Happy Hour Consequences Not Worth It, Guv Says

A measure that would allow cities and towns to revive happy hour within their borders would “most likely” receive Gov. Charlie Baker’s veto if it reached his desk, the governor said Monday, imperiling the fate of a controversial idea that remains tied up in legislative negotiations.

Supporters of moving away from the 38-year-old statewide ban on discounted drink promotions argue that the availability of on-demand rides through platforms like Uber and Lyft ease some drunken driving concerns, but Baker said he continues to believe happy hour is not “a good idea.”
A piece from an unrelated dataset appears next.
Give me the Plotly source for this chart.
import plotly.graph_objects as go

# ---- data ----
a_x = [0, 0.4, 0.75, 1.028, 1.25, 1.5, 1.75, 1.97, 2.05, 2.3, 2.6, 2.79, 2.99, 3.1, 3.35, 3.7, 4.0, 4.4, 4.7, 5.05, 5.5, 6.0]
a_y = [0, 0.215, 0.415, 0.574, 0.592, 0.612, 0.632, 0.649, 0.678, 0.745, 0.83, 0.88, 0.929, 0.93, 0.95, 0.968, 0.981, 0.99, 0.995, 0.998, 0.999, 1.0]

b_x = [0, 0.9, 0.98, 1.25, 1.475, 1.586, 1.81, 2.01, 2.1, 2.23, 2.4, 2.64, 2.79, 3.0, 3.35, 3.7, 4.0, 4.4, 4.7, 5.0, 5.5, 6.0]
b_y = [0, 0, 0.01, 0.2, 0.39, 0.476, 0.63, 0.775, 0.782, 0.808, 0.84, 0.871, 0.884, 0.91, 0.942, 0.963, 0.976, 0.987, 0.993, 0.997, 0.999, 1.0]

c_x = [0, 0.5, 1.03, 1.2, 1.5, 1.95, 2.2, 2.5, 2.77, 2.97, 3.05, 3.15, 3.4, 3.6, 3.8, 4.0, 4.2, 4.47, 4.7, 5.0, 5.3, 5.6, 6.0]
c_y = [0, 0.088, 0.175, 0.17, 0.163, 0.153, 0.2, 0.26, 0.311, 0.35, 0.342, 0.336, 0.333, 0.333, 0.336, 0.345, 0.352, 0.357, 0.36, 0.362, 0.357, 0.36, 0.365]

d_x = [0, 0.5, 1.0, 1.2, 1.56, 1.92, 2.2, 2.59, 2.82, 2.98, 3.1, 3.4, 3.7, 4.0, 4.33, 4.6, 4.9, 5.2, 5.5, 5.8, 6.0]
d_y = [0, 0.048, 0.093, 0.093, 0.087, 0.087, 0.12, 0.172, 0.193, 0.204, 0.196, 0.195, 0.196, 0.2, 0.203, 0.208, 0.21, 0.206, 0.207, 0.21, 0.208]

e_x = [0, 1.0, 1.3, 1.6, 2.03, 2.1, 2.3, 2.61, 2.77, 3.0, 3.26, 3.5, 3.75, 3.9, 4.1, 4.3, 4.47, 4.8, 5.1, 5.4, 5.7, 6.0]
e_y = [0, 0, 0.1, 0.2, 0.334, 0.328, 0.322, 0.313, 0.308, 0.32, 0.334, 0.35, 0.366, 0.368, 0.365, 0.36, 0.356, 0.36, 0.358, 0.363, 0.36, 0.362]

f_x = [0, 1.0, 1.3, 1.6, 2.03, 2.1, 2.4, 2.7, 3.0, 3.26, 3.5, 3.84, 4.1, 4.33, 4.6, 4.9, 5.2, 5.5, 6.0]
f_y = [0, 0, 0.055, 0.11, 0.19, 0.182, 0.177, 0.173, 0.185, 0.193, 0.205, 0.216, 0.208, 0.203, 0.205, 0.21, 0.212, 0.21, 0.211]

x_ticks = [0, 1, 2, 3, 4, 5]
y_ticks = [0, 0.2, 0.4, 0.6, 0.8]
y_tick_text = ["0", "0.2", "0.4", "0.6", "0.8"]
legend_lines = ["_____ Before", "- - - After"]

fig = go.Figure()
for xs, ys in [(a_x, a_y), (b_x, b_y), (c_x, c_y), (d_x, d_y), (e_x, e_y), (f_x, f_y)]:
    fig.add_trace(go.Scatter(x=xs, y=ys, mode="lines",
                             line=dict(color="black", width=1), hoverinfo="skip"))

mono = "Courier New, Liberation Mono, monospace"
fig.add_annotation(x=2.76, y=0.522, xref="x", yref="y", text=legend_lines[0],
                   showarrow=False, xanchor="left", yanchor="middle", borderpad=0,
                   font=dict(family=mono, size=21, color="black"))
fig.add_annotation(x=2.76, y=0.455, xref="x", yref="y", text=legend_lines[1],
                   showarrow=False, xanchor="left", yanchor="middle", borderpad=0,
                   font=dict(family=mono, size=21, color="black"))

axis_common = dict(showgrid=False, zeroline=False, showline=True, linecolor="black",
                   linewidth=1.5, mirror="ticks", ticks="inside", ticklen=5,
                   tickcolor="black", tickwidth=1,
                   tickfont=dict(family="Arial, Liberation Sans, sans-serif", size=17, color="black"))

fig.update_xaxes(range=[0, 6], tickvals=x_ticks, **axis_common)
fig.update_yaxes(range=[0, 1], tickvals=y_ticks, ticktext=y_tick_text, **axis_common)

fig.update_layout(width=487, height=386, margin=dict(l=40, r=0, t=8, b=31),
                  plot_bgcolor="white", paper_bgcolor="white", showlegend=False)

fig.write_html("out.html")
“The simple truth of the matter is people got overserved a lot in the old days, and I believe people will continue to get overserved,” Baker said during an appearance on GBH’s “Boston Public Radio.” “There are consequences associated with that, and the consequences in many cases I don’t think justify or are worth the benefit that’s associated with, you know, 25-cent drinks.”

Massachusetts prohibited happy hour promotions in 1984 after a string of deadly drunk-driving accidents. The idea remains controversial among some groups, including the Massachusetts Restaurant Association, which urged lawmakers not to make any tweaks to the current system.

In July, the Senate tacked language onto its economic development bill that would allow cities and towns to opt in to offering discounted drink specials at restaurants, bars and other establishments.

Even if the House agrees to the measure and it features in a final version of the bill, it’s poised to run into the buzzsaw of Baker’s opposition during a string of informal-only sessions when the Democratic supermajorities cannot take the roll call votes they would need to override his veto.

Asked Monday if he would veto a local option happy hour, Baker replied, “Most likely.”

“Maybe this is just me being an old fuddy-duddy, but I think most places do just fine based on the current rules as they are,” Baker said.